(Dataset rows)
◆ ◆ ◆ ◆ ◆

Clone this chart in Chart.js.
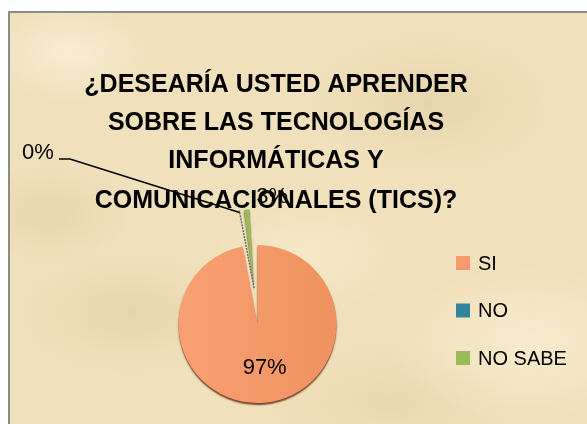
<!DOCTYPE html>
<html>
<head>
<meta charset="utf-8">
<script src="https://cdn.jsdelivr.net/npm/chart.js@4"></script>
<style>
  html, body { margin: 0; padding: 0; background: #ffffff; }
  body { width: 587px; height: 424px; overflow: hidden; position: relative; }
  #frame {
    position: absolute; left: 8px; top: 11px; width: 579px; height: 413px;
    border-left: 2px solid #8b8b8b; border-top: 2px solid #8b8b8b;
    box-sizing: border-box;
    background-color: #f0e0bb;
    background-image:
      radial-gradient(ellipse 90px 50px at 60px 40px, rgba(255,248,225,0.55), transparent),
      radial-gradient(ellipse 120px 70px at 420px 90px, rgba(222,200,156,0.45), transparent),
      radial-gradient(ellipse 110px 60px at 120px 300px, rgba(224,202,160,0.5), transparent),
      radial-gradient(ellipse 140px 80px at 520px 330px, rgba(255,247,222,0.5), transparent),
      radial-gradient(ellipse 100px 60px at 300px 240px, rgba(255,246,220,0.4), transparent),
      radial-gradient(ellipse 80px 50px at 40px 200px, rgba(222,200,158,0.45), transparent),
      radial-gradient(ellipse 120px 60px at 380px 390px, rgba(226,206,165,0.45), transparent);
  }
  #chart { position: absolute; left: 0; top: 0; }
</style>
</head>
<body>
<div id="frame">
  <canvas id="chart" width="577" height="411"></canvas>
</div>
<script>
// Datos del gráfico
const categories = ['SI', 'NO', 'NO SABE'];
const values = [97, 0, 3];
const percentLabels = ['97%', '0%', '3%'];
const titleLines = [
    '¿DESEARÍA USTED APRENDER',
    'SOBRE LAS TECNOLOGÍAS',
    'INFORMÁTICAS Y',
    'COMUNICACIONALES (TICS)?'
];

const sliceColors = ['#f79a6b', '#31849b', '#9bbb59'];
// Chart.js v4 desplaza la porción offset/4 píxeles
const explode = [0, 0, 144];

// Relleno por porción (degradado para la grande)
const sliceFill = (ctx) => {
    if (ctx.dataIndex !== 0) return sliceColors[ctx.dataIndex];
    const g = ctx.chart.ctx.createLinearGradient(168, 0, 328, 0);
    g.addColorStop(0, '#f9a072');
    g.addColorStop(1, '#ef925f');
    return g;
};

// El offset también agranda el radio de la porción: se compensa
const explodeFix = {
    id: 'explodeFix',
    afterDatasetUpdate(chart, args) {
        const arcs = chart.getDatasetMeta(args.index).data;
        arcs.forEach((arc, i) => {
            const shift = explode[i] / 4;
            if (!shift) return;
            const fix = 1 - Math.sin(Math.min(Math.PI, arc.circumference || 0));
            arc.outerRadius = arc.outerRadius - shift * fix;
        });
    }
};

// Título dibujado a mano (centrado sobre el gráfico)
const titlePlugin = {
    id: 'titlePlugin',
    afterDraw(chart) {
        const ctx = chart.ctx;
        ctx.save();
        ctx.fillStyle = '#000';
        ctx.font = 'bold 25px "Liberation Sans", Arial, sans-serif';
        ctx.textAlign = 'center';
        ctx.textBaseline = 'alphabetic';
        const baselines = [79, 117, 155, 195];
        titleLines.forEach((line, i) => ctx.fillText(line, 266, baselines[i]));
        ctx.restore();
    }
};

// Sombra inferior del pastel
const shadowPlugin = {
    id: 'shadowPlugin',
    beforeDatasetsDraw(chart) {
        const ctx = chart.ctx;
        ctx.save();
        ctx.shadowColor = 'rgba(100,45,15,0.85)';
        ctx.shadowOffsetY = 2;
        ctx.shadowBlur = 1.5;
    },
    afterDatasetsDraw(chart) {
        chart.ctx.restore();
    }
};

// Etiquetas de porcentaje, línea guía y leyenda
const labelsPlugin = {
    id: 'labelsPlugin',
    afterDraw(chart) {
        const ctx = chart.ctx;
        const arcs = chart.getDatasetMeta(0).data;
        ctx.save();

        // borde de la porción 0%
        const no = arcs[1];
        const ns = arcs[2];
        const nsMid = (ns.startAngle + ns.endAngle) / 2;
        const shift = explode[2] / 4;
        const ox = ns.x + shift * Math.cos(nsMid);
        const oy = ns.y + shift * Math.sin(nsMid);
        ctx.strokeStyle = '#6b6b6b';
        ctx.lineWidth = 1.5;
        ctx.setLineDash([2, 1]);
        ctx.beginPath();
        ctx.moveTo(ox, oy);
        ctx.lineTo(ox + no.outerRadius * Math.cos(no.startAngle), oy + no.outerRadius * Math.sin(no.startAngle));
        ctx.stroke();
        ctx.setLineDash([]);

        ctx.fillStyle = '#000';
        ctx.font = '22px "Liberation Sans", Arial, sans-serif';
        ctx.textAlign = 'center';
        ctx.textBaseline = 'middle';

        // 97%
        const si = arcs[0];
        const siMid = (si.startAngle + si.endAngle) / 2;
        const d = si.outerRadius * 0.56;
        ctx.fillText(percentLabels[0], si.x + d * Math.cos(siMid) + 3, si.y + d * Math.sin(siMid));

        // 3%
        ctx.fillText(percentLabels[2], ox + 18, oy - 91);

        // 0% con línea guía
        ctx.fillText(percentLabels[1], 28, 140);
        ctx.strokeStyle = '#000';
        ctx.lineWidth = 1.5;
        ctx.beginPath();
        ctx.moveTo(49, 146);
        ctx.lineTo(60, 146);
        ctx.lineTo(ox + (no.outerRadius - 2) * Math.cos(no.startAngle), oy + (no.outerRadius - 2) * Math.sin(no.startAngle));
        ctx.stroke();

        // leyenda
        ctx.font = '20px "Liberation Sans", Arial, sans-serif';
        ctx.textAlign = 'left';
        const rows = [250, 297.5, 345];
        chart.data.labels.forEach((lab, i) => {
            ctx.fillStyle = sliceColors[i];
            ctx.fillRect(446, rows[i] - 7, 14, 14);
            ctx.fillStyle = '#000';
            ctx.fillText(lab, 468, rows[i] + 1);
        });
        ctx.restore();
    }
};

new Chart(document.getElementById('chart'), {
    type: 'pie',
    data: {
        labels: categories,
        datasets: [{
            data: values,
            backgroundColor: sliceFill,
            borderWidth: 0,
            offset: explode,
            clip: false
        }]
    },
    options: {
        responsive: false,
        animation: false,
        radius: 79,
        layout: { padding: { left: 0, right: 82, top: 211, bottom: 0 } },
        plugins: {
            legend: { display: false },
            tooltip: { enabled: false },
            title: { display: false }
        }
    },
    plugins: [explodeFix, shadowPlugin, labelsPlugin, titlePlugin]
});
</script>
</body>
</html>
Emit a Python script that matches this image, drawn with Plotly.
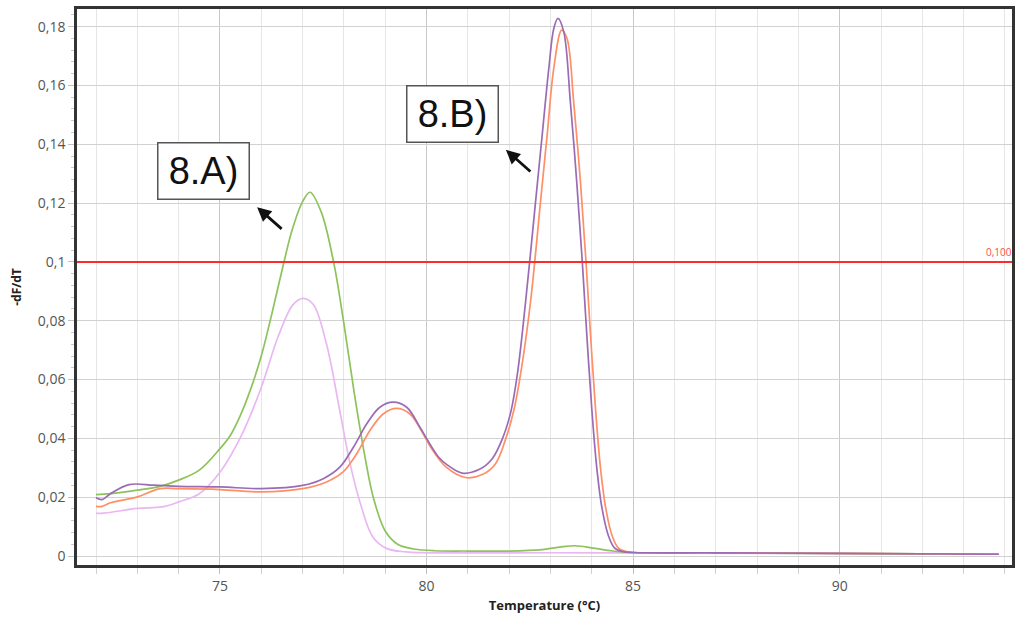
import plotly.graph_objects as go

# ---- data ----
green_t = [72.0, 72.35, 73.0, 73.55, 74.0, 74.5, 75.0, 75.25, 75.5, 75.75, 76.0, 76.25, 76.5, 76.75, 77.0,
           77.18, 77.45, 77.75, 78.0, 78.25, 78.5, 78.72, 79.0, 79.3, 79.7, 80.2, 81.0, 82.0, 82.8, 83.3,
           83.6, 84.0, 84.5, 85.0, 87.0, 89.0, 91.0, 93.85]
green_v = [0.0209, 0.0212, 0.0224, 0.0237, 0.0258, 0.0292, 0.0365, 0.041, 0.048, 0.057, 0.068, 0.082,
           0.097, 0.111, 0.1205, 0.1237, 0.117, 0.100, 0.079, 0.0555, 0.0345, 0.0195, 0.0085, 0.0040,
           0.0024, 0.0018, 0.0017, 0.0017, 0.0022, 0.0032, 0.0035, 0.0028, 0.0017, 0.0012, 0.0011,
           0.0009, 0.0008, 0.0006]

pink_t = [72.0, 72.2, 73.0, 73.6, 74.0, 74.5, 75.0, 75.5, 76.0, 76.4, 76.77, 77.02, 77.26, 77.58, 77.9,
          78.15, 78.4, 78.7, 79.03, 79.5, 80.0, 82.0, 84.0, 86.0, 90.0, 93.85]
pink_v = [0.0145, 0.0146, 0.0162, 0.0167, 0.0184, 0.0212, 0.0285, 0.0404, 0.0573, 0.0743, 0.0855, 0.0876,
          0.0855, 0.072, 0.0494, 0.0314, 0.0178, 0.0065, 0.0026, 0.0014, 0.0011, 0.0011, 0.0011, 0.0010,
          0.0008, 0.0006]

purple_t = [72.0, 72.15, 72.35, 72.8, 73.4, 74.0, 75.0, 76.0, 77.0, 77.5, 77.9, 78.23, 78.55, 78.87, 79.19,
            79.52, 79.84, 80.0, 80.3, 80.5, 80.86, 81.27, 81.59, 81.84, 82.04, 82.2, 82.4, 82.64, 82.8, 82.96,
            83.08, 83.18, 83.32, 83.48, 83.64, 83.77, 83.88, 84.0, 84.12, 84.25, 84.4, 84.55, 84.75, 85.0,
            87.0, 90.0, 93.85]
purple_v = [0.0198, 0.0192, 0.0212, 0.0243, 0.0241, 0.0237, 0.0235, 0.0229, 0.024, 0.0263, 0.0302, 0.037,
            0.0449, 0.0506, 0.0523, 0.0506, 0.0438, 0.040, 0.0335, 0.031, 0.0282, 0.0294, 0.0331, 0.040,
            0.049, 0.062, 0.0868, 0.1207, 0.1433, 0.1659, 0.1794, 0.1828, 0.1783, 0.1546, 0.1263, 0.1,
            0.075, 0.05, 0.03, 0.016, 0.007, 0.0028, 0.0015, 0.0012, 0.0011, 0.0009, 0.0006]

orange_t = [72.0, 72.15, 72.35, 73.0, 73.55, 74.0, 75.0, 76.0, 77.0, 77.58, 77.98, 78.31, 78.63, 78.95, 79.27,
            79.6, 79.92, 80.1, 80.47, 80.94, 81.35, 81.67, 81.92, 82.12, 82.3, 82.52, 82.76, 82.92, 83.08,
            83.27, 83.4, 83.56, 83.73, 83.86, 83.97, 84.09, 84.21, 84.34, 84.49, 84.64, 84.84, 85.05,
            87.0, 90.0, 93.85]
orange_v = [0.0169, 0.0169, 0.0181, 0.0201, 0.0229, 0.0229, 0.0226, 0.0218, 0.0229, 0.0252, 0.0286, 0.0348,
            0.0427, 0.0483, 0.0502, 0.0483, 0.0415, 0.037, 0.0303, 0.0267, 0.0277, 0.0314, 0.040, 0.050,
            0.064, 0.0868, 0.1207, 0.1433, 0.1659, 0.1788, 0.176, 0.1546, 0.1263, 0.1, 0.075, 0.05, 0.03,
            0.016, 0.007, 0.0028, 0.0015, 0.0012, 0.0011, 0.0009, 0.0006]

threshold = 0.1
threshold_label = "0,100"

x_tickvals = [75, 80, 85, 90]
y_tickvals = [0, 0.02, 0.04, 0.06, 0.08, 0.1, 0.12, 0.14, 0.16, 0.18]
y_ticktext = ["0", "0,02", "0,04", "0,06", "0,08", "0,1", "0,12", "0,14", "0,16", "0,18"]

fig = go.Figure()
series = [
    (pink_t, pink_v, "#e9b8f2"),
    (green_t, green_v, "#8dc35b"),
    (orange_t, orange_v, "#ff8f66"),
    (purple_t, purple_v, "#9a6cb6"),
]
for t, v, c in series:
    fig.add_trace(go.Scatter(x=t, y=v, mode="lines",
                             line=dict(color=c, width=1.7, shape="spline", smoothing=1.0),
                             showlegend=False, hoverinfo="skip"))

fig.add_shape(type="line", xref="paper", x0=0, x1=1, yref="y", y0=threshold, y1=threshold,
              line=dict(color="#ff2a2a", width=2))
fig.add_annotation(xref="paper", x=1, xanchor="right", xshift=2, yref="y", y=threshold,
                   yanchor="bottom", yshift=1, text=threshold_label, showarrow=False,
                   font=dict(family="Open Sans", size=10, color="#ff4a4a"))

box_font = dict(family="Liberation Sans", size=38, color="#111")
for label, bx, by in [("8.A)", 74.60, 0.1310), ("8.B)", 80.63, 0.1503)]:
    fig.add_annotation(x=bx, y=by, xref="x", yref="y", text=label, showarrow=False,
                       font=box_font, bgcolor="white", bordercolor="#555", borderwidth=1.5,
                       borderpad=0, width=90, height=55)
for hx, hy in [(75.90, 0.1186), (81.92, 0.1381)]:
    fig.add_annotation(x=hx, y=hy, xref="x", yref="y", text="", showarrow=True,
                       ax=26, ay=23, arrowhead=2, arrowsize=1, arrowwidth=2.8, arrowcolor="#111")

tickfont = dict(family="Open Sans", size=14, color="#555")
fig.update_layout(
    width=1021, height=620,
    margin=dict(l=77, r=6, t=7, b=55),
    paper_bgcolor="white", plot_bgcolor="white",
    xaxis=dict(range=[71.54, 94.17], tickmode="array", tickvals=x_tickvals,
               showgrid=True, gridcolor="#c9c9c9", gridwidth=1,
               ticks="outside", ticklen=6, tickcolor="#c0c0c0",
               showline=True, linecolor="#333", linewidth=2.5, mirror=True,
               tickfont=tickfont, zeroline=False,
               minor=dict(tickmode="linear", tick0=72, dtick=1, showgrid=True, gridcolor="#e6e6e6",
                          ticks="outside", ticklen=6, tickcolor="#d0d0d0"),
               title=dict(text="Temperature (°C)", standoff=8,
                          font=dict(family="Open Sans", size=13, color="#222", weight="bold"))),
    yaxis=dict(range=[-0.00305, 0.186], tickmode="array", tickvals=y_tickvals, ticktext=y_ticktext,
               showgrid=True, gridcolor="#d2d2d2", gridwidth=1,
               ticks="outside", ticklen=6, tickcolor="#c0c0c0",
               showline=True, linecolor="#333", linewidth=2.5, mirror=True,
               tickfont=tickfont, zeroline=False,
               minor=dict(tickmode="linear", tick0=0, dtick=0.004, showgrid=False,
                          ticks="outside", ticklen=3, tickcolor="#c8c8c8"),
               title=dict(text="-dF/dT", standoff=14,
                          font=dict(family="Open Sans", size=12, color="#222", weight="bold"))),
)

fig.write_html("out.html", config={"displayModeBar": False},
               post_script="document.body.style.margin='0';document.body.style.overflow='hidden';")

◆ ◆ ◆ ◆ ◆

* What is expected *
Nothing but the lines from the one containing "Emit a Python" through the one containing "import plotly.graph_objects as go" should be echoed, each exactly as it stands; pictures are excluded.

* Exercise solution *
Emit a Python script that matches this image, drawn with Plotly.
import plotly.graph_objects as go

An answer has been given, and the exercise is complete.